Theon is used to create and maintain a database schema. Theon does not however use raw DDL SQL statements directly, but represents a database schema at a higher level in data structures, similar in many ways to the PostgreSQL system catalog itself.

The Theon external schema representation can in one sense be treated as a snapshot copy of the PostgreSQL system catalog, but in a different format which can be annotated and extended. By using an XML format, standard transformative technology can be used generically for all processes that need to use the schema. These transformation processes are then isolated from any internal system catalog changes. The external schema representation can be easily stored in a version control system. By doing so, changes in the schema can then be closely tied to any dependent changes in external applications that are stored in the same version control system. Systematic and consistent releases of the schema and applications can thereby be made at the same time.

With different versions of a schema simultaneously accessible (through a version control system) it is possible to construct an SQL DDL changeset that automatically transitions (upgrades) the structure of a physical database from its current version to the next appropriate version. This facilitates a nice "develop, test then deploy" production cycle. Different versions of databases can be out in the wild, and each can be cleanly updated at different times as appropriate to its user base. Multiple developers can be working simultaneously on the schema, and each of their changes can be independently tested in branches then merged and committed back into the main development trunk. However, developers do not lose the immediacy of direct database structure manipulation for development work (for instance being able to do "ALTER TABLE …" with instant effect). The architecture of Theon is designed to support both.
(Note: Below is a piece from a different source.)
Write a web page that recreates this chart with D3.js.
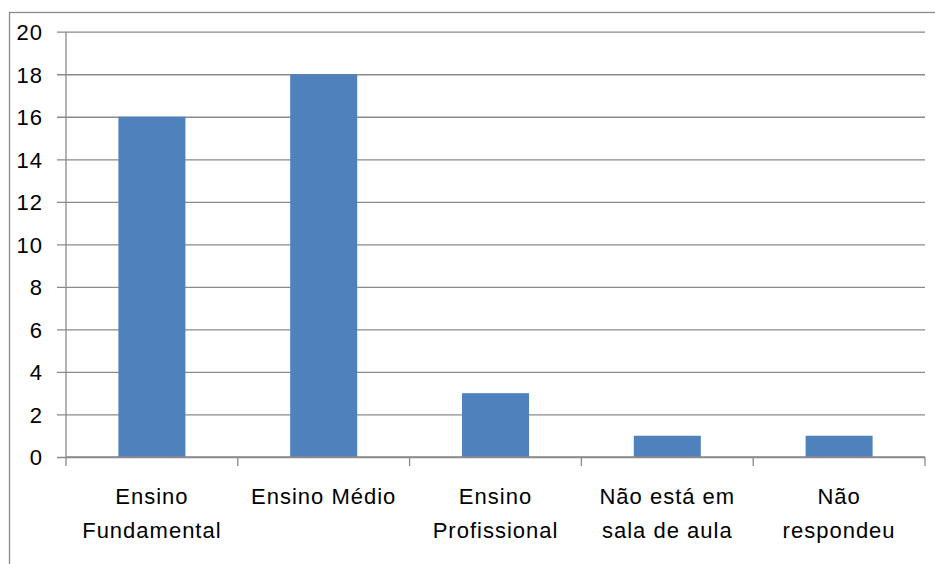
<!DOCTYPE html>
<html>
<head>
<meta charset="utf-8">
<script src="https://cdn.jsdelivr.net/npm/d3@7"></script>
<style>
  html, body { margin: 0; padding: 0; background: #fff; }
  svg { display: block; }
  text { font-family: "Liberation Sans", "DejaVu Sans", sans-serif; fill: #000; }
</style>
</head>
<body>
<svg id="chart" width="935" height="564"></svg>
<script>
// Categories (each split into its display lines) and counts
const categories = [
  ["Ensino", "Fundamental"],
  ["Ensino Médio"],
  ["Ensino", "Profissional"],
  ["Não está em", "sala de aula"],
  ["Não", "respondeu"]
];
const values = [16, 18, 3, 1, 1];
const yTicks = [0, 2, 4, 6, 8, 10, 12, 14, 16, 18, 20];

const svg = d3.select("#chart");
const lineColor = "#8a8a8a";

// Chart-area frame
svg.append("rect")
  .attr("x", 9.5).attr("y", 12.5)
  .attr("width", 940).attr("height", 560)
  .attr("fill", "none")
  .attr("stroke", lineColor)
  .attr("stroke-width", 1.3);

const plot = { left: 66, right: 925, top: 31.7, bottom: 457 };

const keys = categories.map(c => c.join(" "));
const x = d3.scaleBand().domain(keys).range([plot.left, plot.right]).paddingInner(0.61).paddingOuter(0.305);
const band = d3.scaleBand().domain(keys).range([plot.left, plot.right]);
const y = d3.scaleLinear().domain([0, 20]).range([plot.bottom, plot.top]);

// Horizontal gridlines with small left ticks
const yAxis = d3.axisLeft(y).tickValues(yTicks).tickSize(-(plot.right - plot.left)).tickFormat(d => d);
const gy = svg.append("g").attr("transform", `translate(${plot.left},0)`).call(yAxis);
gy.select(".domain").remove();
gy.selectAll(".tick line")
  .attr("x1", -9)
  .attr("stroke", lineColor).attr("stroke-width", 1.3);
gy.selectAll(".tick text")
  .attr("x", -23)
  .attr("dy", "0.36em")
  .style("font-size", "22px")
  .style("letter-spacing", "1px")
  .style("font-family", "'Liberation Sans', sans-serif")
  .attr("fill", "#000");

// Vertical axis line
svg.append("line")
  .attr("x1", plot.left).attr("x2", plot.left)
  .attr("y1", plot.top).attr("y2", plot.bottom)
  .attr("stroke", lineColor).attr("stroke-width", 1.3);

// Bars
svg.append("g").selectAll("rect")
  .data(values)
  .join("rect")
  .attr("x", (d, i) => x(keys[i]))
  .attr("width", x.bandwidth())
  .attr("y", d => y(d))
  .attr("height", d => y(0) - y(d))
  .attr("fill", "#4f81bd");

// X axis baseline and boundary ticks
svg.append("line")
  .attr("x1", plot.left).attr("x2", plot.right)
  .attr("y1", plot.bottom).attr("y2", plot.bottom)
  .attr("stroke", lineColor).attr("stroke-width", 1.3);
const bounds = keys.map(k => band(k)).concat([plot.right]);
svg.append("g").selectAll("line")
  .data(bounds)
  .join("line")
  .attr("x1", d => d).attr("x2", d => d)
  .attr("y1", plot.bottom).attr("y2", plot.bottom + 9)
  .attr("stroke", lineColor).attr("stroke-width", 1.3);

// Category labels
const lab = svg.append("g").selectAll("text")
  .data(categories)
  .join("text")
  .attr("text-anchor", "middle")
  .style("font-size", "22px")
  .style("letter-spacing", "1px")
  .attr("transform", (d, i) => `translate(${band(keys[i]) + band.bandwidth() / 2},0)`);
lab.each(function(lines) {
  const t = d3.select(this);
  lines.forEach((ln, j) => {
    t.append("tspan").attr("x", 0).attr("y", 503.5 + j * 34.5).text(ln);
  });
});
</script>
</body>
</html>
In addition to allowing the use of version control, using an external schema representation means that higher level "constructs" which result in low level database structure can easily be incorporated. A case in point would be TheonCoupler which provides a generic synchronisation architecture for bringing foreign data into a database. Here a high level description of the external data streams, source, target and mapping rules results in the automated addition of table columns, views and functions for actually implementing each distinct flow and process. Similarly templating technologies are used to automatically create schema objects in a consistent and maintainable way from any number of differently formatted sources. The external schema representation includes structures which, while not actually part of the database schema itself, are heavily interlinked to (dependent on) it: external applications such as user interfaces and reporting.

Often database schemas are rigidly defined as part of an original application requirement. Some local production service environments, however, have a much more constant shift in requirements that often requires a very dynamic response to schema changes. These changes might be to fix a bug, make a small enhancement or add entirely new structures (as well as removing now obsolete structures). This needs to be done in a controlled way on a "live" (in-service production) database. It also needs to be done in a careful way due to the number of related dependencies outside of the pure database schema definition (such as reports, downstream consumers of data and other applications) all of which almost certainly have schema specific aspects encoded within them. Finally, it must be possible for consistent releases to be made that can be deployed and seamlessly applied in other sites using the same database - the schema must be updated along with the applications, or metadata consumed by the applications. Other sites might even make devolved changes to the schema they need to manage themselves or which need to be regularly incorporated back into the master of a common database. This is the environment, approach and benefit of the architecture used in Theon.